The problem was that the customer requirements were never really nailed down upfront, so they became a moving target. Once they were identified, the developer had already committed his team to what they thought the customer would want. Unfortunately, it was not what the customer wanted. So, many meetings and conference calls were scheduled to determine what would be the best get well plan. All of this time ate into the development time and the customer began compressing the test cycle.
Unfortunately, there were many problems with the software because of early decisions and non-decisions regarding requirements. The code rework and moving the development team around introduced errors, but the epicenter of the problem started with the customer. Committing to a schedule without a hardened set of requirements is asking for trouble.

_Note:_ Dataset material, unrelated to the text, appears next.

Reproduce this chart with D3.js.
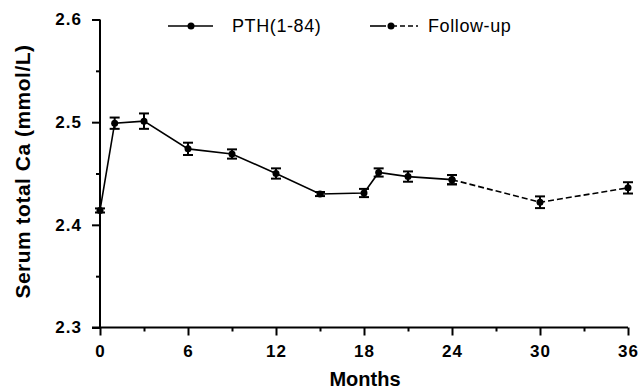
<!DOCTYPE html>
<html><head><meta charset="utf-8">
<script src="https://cdn.jsdelivr.net/npm/d3@7"></script>
<style>
html,body{margin:0;padding:0;background:#fff;}
svg{display:block;}
</style></head>
<body>
<svg id="chart" width="641" height="390"></svg>
<script>
// Data
const pthMonths = [0, 1, 3, 6, 9, 12, 15, 18, 19, 21, 24];
const pthMeans  = [2.414, 2.499, 2.501, 2.474, 2.469, 2.450, 2.430, 2.431, 2.451, 2.447, 2.444];
const pthSE     = [0.002, 0.0055, 0.0075, 0.006, 0.0045, 0.005, 0.002, 0.004, 0.004, 0.005, 0.0045];
const fuMonths  = [24, 30, 36];
const fuMeans   = [2.444, 2.422, 2.436];
const fuSE      = [0.0045, 0.0057, 0.0055];
const xTicks    = [0, 6, 12, 18, 24, 30, 36];
const xMinor    = [3, 9, 15, 21, 27, 33];
const yTicks    = [2.3, 2.4, 2.5, 2.6];
const yMinor    = [2.35, 2.45, 2.55];
const legendLabels = ["PTH(1-84)", "Follow-up"];

const svg = d3.select("#chart");
const x = d3.scaleLinear().domain([0, 36]).range([100, 628]);
const y = d3.scaleLinear().domain([2.3, 2.6]).range([327.5, 19.5]);

const font = "'Liberation Sans', Arial, sans-serif";

// Axes
const xAxis = svg.append("g").attr("transform", `translate(0,${y(2.3)})`)
  .call(d3.axisBottom(x).tickValues(xTicks).tickSize(8).tickPadding(9).tickFormat(d3.format("d")));
svg.append("g").attr("transform", `translate(0,${y(2.3)})`)
  .call(d3.axisBottom(x).tickValues(xMinor).tickSize(4).tickFormat(""))
  .call(g => g.select(".domain").remove());
const yAxis = svg.append("g").attr("transform", `translate(${x(0)},0)`)
  .call(d3.axisLeft(y).tickValues(yTicks).tickSize(8).tickPadding(10).tickFormat(d3.format(".1f")));
svg.append("g").attr("transform", `translate(${x(0)},0)`)
  .call(d3.axisLeft(y).tickValues(yMinor).tickSize(4).tickFormat(""))
  .call(g => g.select(".domain").remove());

svg.selectAll(".domain").attr("stroke", "#000").attr("stroke-width", 2);
svg.selectAll(".tick line").attr("stroke", "#000").attr("stroke-width", 2);
svg.selectAll(".tick text").attr("fill", "#000")
  .style("font-family", font).style("font-weight", "bold").style("font-size", "17px")
  .style("letter-spacing", "1px");
xAxis.select(".domain").attr("d", `M${x(0)-8},0H${x(36)}`);
yAxis.select(".domain").attr("d", `M0,${y(2.6)}V${y(2.3)}`);

// Axis titles
svg.append("text")
  .attr("transform", `translate(30,${(y(2.6)+y(2.3))/2 - 2}) rotate(-90)`)
  .attr("text-anchor", "middle")
  .style("font-family", font).style("font-weight", "bold").style("font-size", "21px")
  .style("letter-spacing", "0.5px")
  .text("Serum total Ca (mmol/L)");
svg.append("text")
  .attr("x", 365).attr("y", 386)
  .attr("text-anchor", "middle")
  .style("font-family", font).style("font-weight", "bold").style("font-size", "20px")
  .text("Months");

const line = d3.line().x(d => x(d[0])).y(d => y(d[1]));

function drawSeries(months, means, se, dashed) {
  const pts = months.map((m, i) => [m, means[i], se[i]]);
  svg.append("path").datum(pts)
    .attr("d", line).attr("fill", "none").attr("stroke", "#000")
    .attr("stroke-width", 1.6)
    .attr("stroke-dasharray", dashed ? "6,3" : null);
  const g = svg.append("g");
  pts.forEach(p => {
    const cx = x(p[0]);
    const y1 = y(p[1] + p[2]), y2 = y(p[1] - p[2]);
    g.append("line").attr("x1", cx).attr("x2", cx).attr("y1", y1).attr("y2", y2)
      .attr("stroke", "#000").attr("stroke-width", 2);
    [y1, y2].forEach(yy => g.append("line").attr("x1", cx - 5).attr("x2", cx + 5)
      .attr("y1", yy).attr("y2", yy).attr("stroke", "#000").attr("stroke-width", 2));
    g.append("circle").attr("cx", cx).attr("cy", y(p[1])).attr("r", 3.5).attr("fill", "#000");
  });
}
drawSeries(pthMonths, pthMeans, pthSE, false);
drawSeries(fuMonths, fuMeans, fuSE, true);

// Legend
const leg = svg.append("g");
leg.append("line").attr("x1", 168).attr("x2", 213).attr("y1", 26).attr("y2", 26)
  .attr("stroke", "#000").attr("stroke-width", 1.6);
leg.append("circle").attr("cx", 191).attr("cy", 26).attr("r", 3.5).attr("fill", "#000");
leg.append("text").attr("x", 232).attr("y", 32)
  .style("font-family", font).style("font-size", "18px").style("letter-spacing", "0.6px")
  .text(legendLabels[0]);
leg.append("line").attr("x1", 370).attr("x2", 386).attr("y1", 26).attr("y2", 26)
  .attr("stroke", "#000").attr("stroke-width", 1.6);
leg.append("line").attr("x1", 392).attr("x2", 418).attr("y1", 26).attr("y2", 26)
  .attr("stroke", "#000").attr("stroke-width", 1.6).attr("stroke-dasharray", "5,3");
leg.append("circle").attr("cx", 391).attr("cy", 26).attr("r", 3.5).attr("fill", "#000");
leg.append("text").attr("x", 428).attr("y", 32)
  .style("font-family", font).style("font-size", "18px").style("letter-spacing", "0.6px")
  .text(legendLabels[1]);
</script>
</body></html>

No matter the development approach, be it agile or waterfall, one must know the desired outcome by defining the requirements upfront.

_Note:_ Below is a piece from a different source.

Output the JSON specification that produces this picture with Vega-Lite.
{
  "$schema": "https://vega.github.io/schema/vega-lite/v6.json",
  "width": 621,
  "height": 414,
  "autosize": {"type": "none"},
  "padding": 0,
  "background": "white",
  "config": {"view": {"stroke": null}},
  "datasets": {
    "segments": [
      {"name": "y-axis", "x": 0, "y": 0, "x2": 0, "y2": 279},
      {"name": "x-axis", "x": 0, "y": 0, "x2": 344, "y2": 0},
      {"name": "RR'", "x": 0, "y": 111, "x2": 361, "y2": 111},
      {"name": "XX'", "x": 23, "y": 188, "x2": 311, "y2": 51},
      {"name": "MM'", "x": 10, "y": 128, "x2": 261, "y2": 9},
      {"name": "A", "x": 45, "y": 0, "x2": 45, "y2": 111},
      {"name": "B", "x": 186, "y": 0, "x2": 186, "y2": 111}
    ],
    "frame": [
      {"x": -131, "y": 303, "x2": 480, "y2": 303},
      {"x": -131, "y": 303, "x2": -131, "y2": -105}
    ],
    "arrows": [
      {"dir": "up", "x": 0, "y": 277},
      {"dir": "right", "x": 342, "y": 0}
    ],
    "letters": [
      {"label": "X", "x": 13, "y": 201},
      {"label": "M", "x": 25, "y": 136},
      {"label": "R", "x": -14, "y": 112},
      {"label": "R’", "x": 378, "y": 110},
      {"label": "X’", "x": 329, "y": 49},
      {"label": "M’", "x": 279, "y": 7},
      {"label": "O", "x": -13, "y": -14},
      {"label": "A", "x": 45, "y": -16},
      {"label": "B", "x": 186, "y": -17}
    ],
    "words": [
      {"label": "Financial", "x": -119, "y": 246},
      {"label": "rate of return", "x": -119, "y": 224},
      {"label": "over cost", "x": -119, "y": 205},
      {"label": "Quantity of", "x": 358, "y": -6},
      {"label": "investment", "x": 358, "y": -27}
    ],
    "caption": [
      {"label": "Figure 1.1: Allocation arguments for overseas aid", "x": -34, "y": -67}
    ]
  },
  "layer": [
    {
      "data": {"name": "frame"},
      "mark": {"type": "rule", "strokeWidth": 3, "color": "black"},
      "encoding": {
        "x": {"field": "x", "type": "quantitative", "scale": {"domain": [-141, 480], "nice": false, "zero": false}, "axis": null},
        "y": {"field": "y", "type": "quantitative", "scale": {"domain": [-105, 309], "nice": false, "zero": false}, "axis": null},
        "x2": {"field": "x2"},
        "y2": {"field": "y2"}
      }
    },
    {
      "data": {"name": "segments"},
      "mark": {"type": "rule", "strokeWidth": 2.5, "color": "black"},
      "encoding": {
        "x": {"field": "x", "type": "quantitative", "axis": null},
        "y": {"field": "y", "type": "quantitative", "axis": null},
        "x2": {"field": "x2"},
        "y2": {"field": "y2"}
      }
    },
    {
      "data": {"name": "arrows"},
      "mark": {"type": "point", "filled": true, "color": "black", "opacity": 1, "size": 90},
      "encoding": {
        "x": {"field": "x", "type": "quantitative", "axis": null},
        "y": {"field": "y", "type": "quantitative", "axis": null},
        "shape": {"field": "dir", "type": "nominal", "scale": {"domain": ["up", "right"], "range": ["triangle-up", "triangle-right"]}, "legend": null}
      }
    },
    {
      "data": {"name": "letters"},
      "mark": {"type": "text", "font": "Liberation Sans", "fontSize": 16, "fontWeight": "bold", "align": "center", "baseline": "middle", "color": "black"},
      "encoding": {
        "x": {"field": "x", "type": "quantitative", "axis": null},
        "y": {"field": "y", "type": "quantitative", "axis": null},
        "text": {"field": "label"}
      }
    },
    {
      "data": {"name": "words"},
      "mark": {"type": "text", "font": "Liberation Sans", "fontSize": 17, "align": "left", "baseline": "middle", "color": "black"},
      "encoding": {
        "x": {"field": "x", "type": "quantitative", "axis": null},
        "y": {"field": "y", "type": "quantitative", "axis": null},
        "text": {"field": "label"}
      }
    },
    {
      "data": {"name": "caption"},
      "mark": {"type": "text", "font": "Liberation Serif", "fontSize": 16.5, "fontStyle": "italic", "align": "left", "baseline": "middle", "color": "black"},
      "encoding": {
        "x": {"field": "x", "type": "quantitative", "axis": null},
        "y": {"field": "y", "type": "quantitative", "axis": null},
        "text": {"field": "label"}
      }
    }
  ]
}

When the software finally arrived, the test team was pushed hard to finish on time; on time meaning the artificial date set when everything looked great on day one. I believe the test team lost some where around eight weeks of test time, but they were expected to meet the delivery date despite no relief on testing requirements. Many critical errors were found in the beginning of the testing which obviously elevated the emotions of everyone involved, as we were all beginning to see the train wreck coming. The test lead was doing his best to juggle everything and continue to get his team to focus on their test plan.
At one meeting, the test lead started his update with this phrase, "We cannot test quality into the software." It was brilliant. Without screaming the software was not ready for testing, he put everyone on notice that the software would not be ready for primetime no matter how hard his team worked. You have guessed correctly if you just thought that people took offense to the statement and disagreed that there was a problem. His charts showed another story, as there were critical errors all over the system, which were going to require a patch...a patch was identified before the system was even released. The level of effort was hundreds of hours of development and re-testing of the modules. It was not pretty.
Ultimately, the customer backed off the artificial delivery date, and a patch was delivered and tested. A lot of egos were bruised, as the team had a lot of "can do" attitudes who felt they could do anything when, in reality, they should have been saying NO. It was a great lessons learned for everyone. We're still not ready to laugh about it.